For Gary Clark Jr., racism was a part of everyday life growing up in Texas. It’s something he rarely spoke about as he became one of the world’s greatest living guitar players, championed by everyone from Eric Clapton to Barack Obama. But the 2016 election and the subsequent policies of President Donald Trump changed that.
Today, Clark releases “This Land,” a powerful, blues-soaked indictment of modern racism. Clark sings a true story about living on “50 acres with a Model A/Right in the middle of Trump country,” next to a neighbor who “can’t wait to call the police on me.” The chorus is something he’s heard before: “Nigga run, nigga run/Go back where you come from.”
In an upcoming Rolling Stone feature, Clark speaks about the very real experiences behind the song. “I think it’s only right at this point in time, if you have a microphone louder than others, to speak out about that anger,” he said in a conversation that ranged from Colin Kaepernick to the border wall being debated in his home state. “I haven’t been through shit compared to my people. But if I can do anything with my opportunity, and say thank you to Dr. Martin Luther King for sacrificing your life so that I can have a microphone … that’s the least I can do.”

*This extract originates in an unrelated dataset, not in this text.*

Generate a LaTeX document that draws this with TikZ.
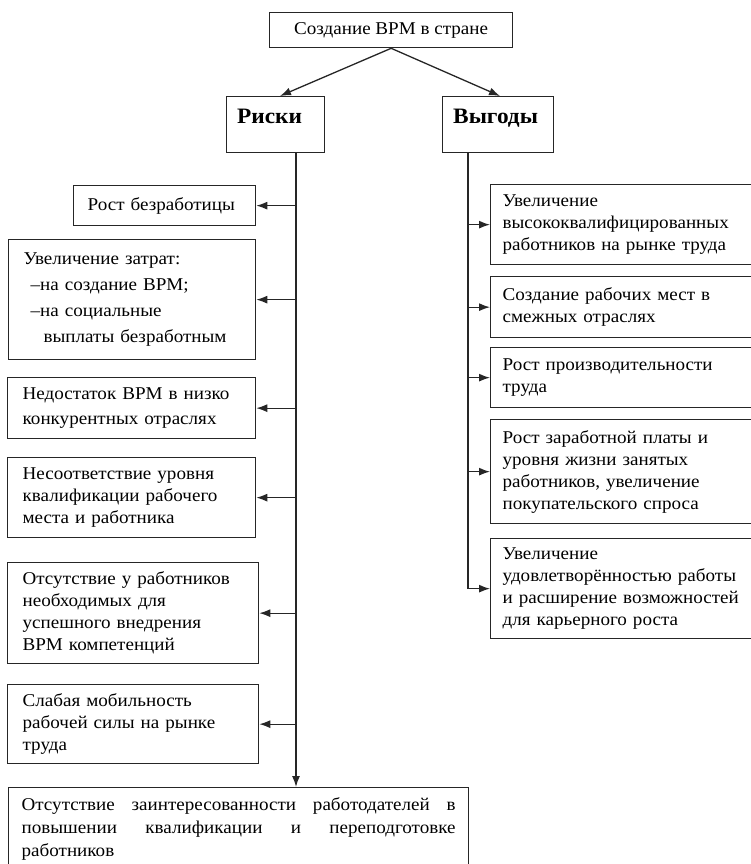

The song is the title track from Clark’s third album, out March 1st, which is full of creative risks, proving he’s a lot more than a blues torchbearer. Clark worked alone with a co-producer and engineer at Austin’s Arlyn Studios studios for months, making an epic LP that spans stripped-down acoustic country blues, Prince-like epics, dub-reggae jams and more. “I wanted every note and lyric to mean something,” says Clark. “There was a lot of trial and error, a lot of experimentation.”
The video for “This Land” was directed by award-winning 25-year-old filmmaker Savanah Leaf, and filmed around Clark’s home in rural Texas, capturing a young boy grappling with haunting symbols of American racism such as the Confederate flag. “I basically just told her where I came from and she made a beautiful short film out of it,” Clark says. “Shout out to her, much love. I hope the video and the song together accomplish acceptance and moving forward — feed the babies, teach the babies to love.”
Clark hits the road on a massive tour beginning March 9th that includes multi-night theater stands in cities like New York, Nashville and Chicago.